> **Instructions to follow**
In the material below, find each line holding the string "that" and copy it.

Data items
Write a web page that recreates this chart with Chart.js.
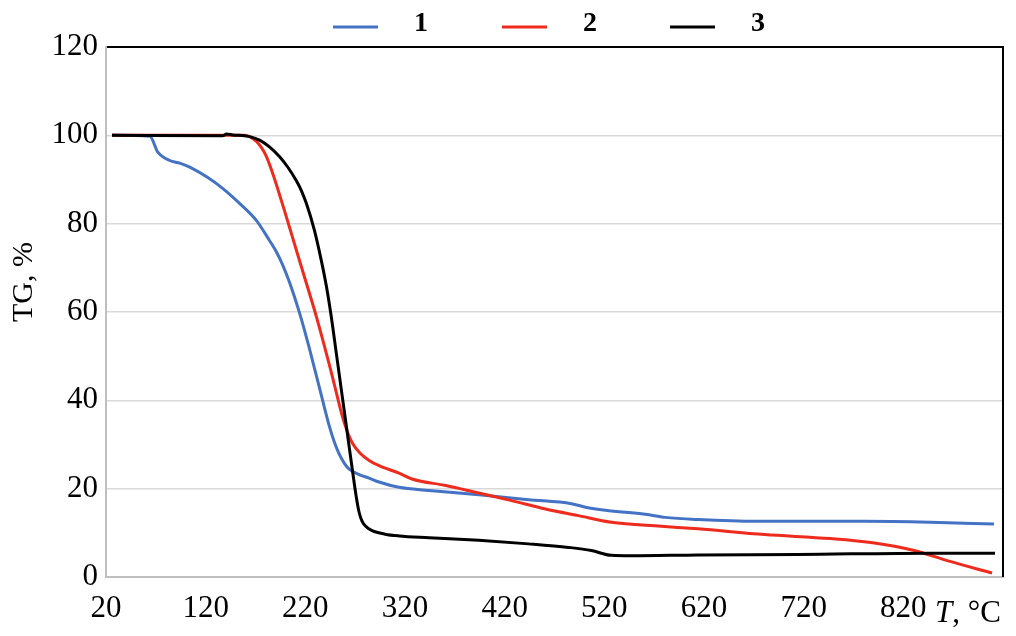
<!DOCTYPE html>
<html>
<head>
<meta charset="utf-8">
<script src="https://cdn.jsdelivr.net/npm/chart.js@4/dist/chart.umd.min.js"></script>
<style>
  html, body { margin: 0; padding: 0; background: #fff; }
  #wrap { width: 1016px; height: 636px; position: relative; }
</style>
</head>
<body>
<div id="wrap"><canvas id="tg"></canvas></div>
<script>
// Temperature (°C) and mass (%)
const temp1 = [26, 64, 72, 84, 94, 104, 121, 137, 154, 171, 184, 191, 197, 203, 209, 214, 219, 224, 229, 234, 239, 244, 249, 254, 259, 264, 274, 284, 294, 314, 344, 394, 444, 487, 501, 521, 561, 581, 614, 674, 781, 847, 911];
const tg1   = [100, 99.8, 96.2, 94.3, 93.7, 92.8, 90.6, 88.0, 84.6, 80.7, 76.2, 73.6, 70.8, 67.4, 63.5, 59.9, 56.0, 51.8, 47.4, 43.0, 38.5, 34.2, 30.6, 27.8, 25.8, 24.4, 23.2, 22.4, 21.5, 20.3, 19.6, 18.6, 17.5, 16.6, 15.8, 15.1, 14.2, 13.5, 13.0, 12.6, 12.6, 12.4, 12.0];

const temp2 = [26, 100, 157, 164, 171, 176, 181, 186, 191, 199, 207, 217, 231, 247, 257, 262, 267, 275, 284, 294, 314, 327, 361, 394, 427, 461, 494, 527, 577, 614, 681, 747, 791, 831, 864, 909];
const tg2   = [100, 100, 100, 99.7, 98.6, 97.2, 95.2, 92.2, 88.8, 83.0, 77.0, 69.5, 59.0, 45.5, 36.5, 33.0, 30.4, 28.0, 26.4, 25.2, 23.5, 22.2, 20.7, 19.0, 17.3, 15.4, 13.9, 12.4, 11.5, 10.9, 9.6, 8.7, 7.7, 6.0, 3.7, 0.9];

const temp3 = [26, 137, 141, 147, 159, 166, 174, 184, 194, 203, 211, 216, 221, 229, 236, 241, 246, 251, 256, 261, 266, 271, 274, 277, 281, 287, 300, 314, 344, 394, 444, 484, 507, 527, 547, 614, 714, 847, 912];
const tg3   = [100, 99.9, 100.3, 100.1, 99.9, 99.6, 98.9, 97.4, 95.2, 92.6, 89.7, 87.5, 84.6, 78.6, 71.7, 66.0, 59.0, 50.8, 42.6, 34.4, 26.2, 18.3, 14.6, 12.6, 11.4, 10.5, 9.7, 9.3, 8.9, 8.3, 7.5, 6.7, 6.0, 4.9, 4.8, 5.0, 5.1, 5.4, 5.4];

const seriesNames = ['1', '2', '3'];
const seriesColors = ['#4472c4', '#ee2b1d', '#000000'];

const xTicks = [20, 120, 220, 320, 420, 520, 620, 720, 820, 920];
const yTicks = [0, 20, 40, 60, 80, 100, 120];

const serif = '"Liberation Serif", "Times New Roman", serif';

function points(xs, ys) {
    return xs.map((x, i) => ({ x: x, y: ys[i] }));
}

// Legend drawn by hand so the gaps match the original
const customLegend = {
    id: 'customLegend',
    afterDraw(chart) {
        const ctx = chart.ctx;
        const starts = [333, 502, 670];
        ctx.save();
        ctx.font = 'bold 28px ' + serif;
        ctx.textBaseline = 'middle';
        ctx.textAlign = 'left';
        seriesNames.forEach((name, i) => {
            ctx.strokeStyle = seriesColors[i];
            ctx.lineWidth = 3;
            ctx.beginPath();
            ctx.moveTo(starts[i], 27);
            ctx.lineTo(starts[i] + 45, 27);
            ctx.stroke();
            ctx.fillStyle = '#000';
            ctx.fillText(name, starts[i] + 81, 24);
        });
        ctx.restore();
    }
};

// Right frame line, y title and the "T, °C" unit label on the x axis
const frameAndUnit = {
    id: 'frameAndUnit',
    afterDraw(chart) {
        const ctx = chart.ctx;
        const a = chart.chartArea;
        ctx.save();
        ctx.strokeStyle = '#000';
        ctx.lineWidth = 2;
        ctx.beginPath();
        ctx.moveTo(a.right, a.top - 1);
        ctx.lineTo(a.right, a.bottom);
        ctx.stroke();

        ctx.fillStyle = '#000';
        ctx.textBaseline = 'middle';
        ctx.textAlign = 'left';
        const y = a.bottom + 37;
        ctx.font = 'italic 31px ' + serif;
        ctx.fillText('T', 935, y);
        const w = ctx.measureText('T').width;
        ctx.font = '31px ' + serif;
        ctx.fillText(', °C', 935 + w, y);

        ctx.translate(24, 282);
        ctx.rotate(-Math.PI / 2);
        ctx.textAlign = 'center';
        ctx.font = '30px ' + serif;
        ctx.fillText('TG, %', 0, 0);
        ctx.restore();
    }
};

const ctx = document.getElementById('tg').getContext('2d');
new Chart(ctx, {
    type: 'line',
    data: {
        datasets: [
            { label: seriesNames[0], data: points(temp1, tg1), borderColor: seriesColors[0], order: 3 },
            { label: seriesNames[1], data: points(temp2, tg2), borderColor: seriesColors[1], order: 2 },
            { label: seriesNames[2], data: points(temp3, tg3), borderColor: seriesColors[2], order: 1 }
        ]
    },
    options: {
        responsive: true,
        maintainAspectRatio: false,
        animation: false,
        datasets: {
            line: {
                borderWidth: 3,
                pointRadius: 0,
                fill: false,
                cubicInterpolationMode: 'monotone'
            }
        },
        layout: { padding: { top: 47, right: 10, left: 0, bottom: 0 } },
        plugins: {
            legend: { display: false },
            tooltip: { enabled: false }
        },
        scales: {
            x: {
                type: 'linear',
                min: 20,
                max: 920,
                afterBuildTicks: s => { s.ticks = xTicks.map(v => ({ value: v })); },
                afterFit: s => { s.height = 59; },
                ticks: {
                    color: '#000',
                    font: { family: serif, size: 31 },
                    padding: 13,
                    maxRotation: 0,
                    callback: v => (v === 920 ? '' : String(v))
                },
                grid: { display: false, drawTicks: false },
                border: { color: '#bfbfbf', width: 2 }
            },
            y: {
                min: 0,
                max: 120,
                afterBuildTicks: s => { s.ticks = yTicks.map(v => ({ value: v })); },
                afterFit: s => { s.width = 106; },
                ticks: {
                    color: '#000',
                    font: { family: serif, size: 31 },
                    padding: 8
                },
                grid: {
                    drawTicks: false,
                    color: c => (c.tick && c.tick.value === 120 ? '#000' : '#d9d9d9'),
                    lineWidth: c => (c.tick && c.tick.value === 120 ? 2 : 1.5)
                },
                border: { color: '#bfbfbf', width: 2 }
            }
        }
    },
    plugins: [customLegend, frameAndUnit]
});
</script>
</body>
</html>
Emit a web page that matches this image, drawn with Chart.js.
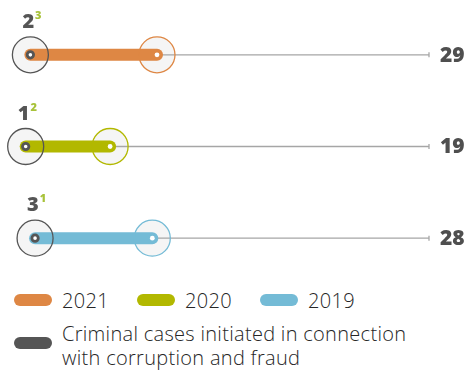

> **Solution**
Write a web page that recreates this chart with Chart.js.
Emit a web page that matches this image, drawn with Chart.js.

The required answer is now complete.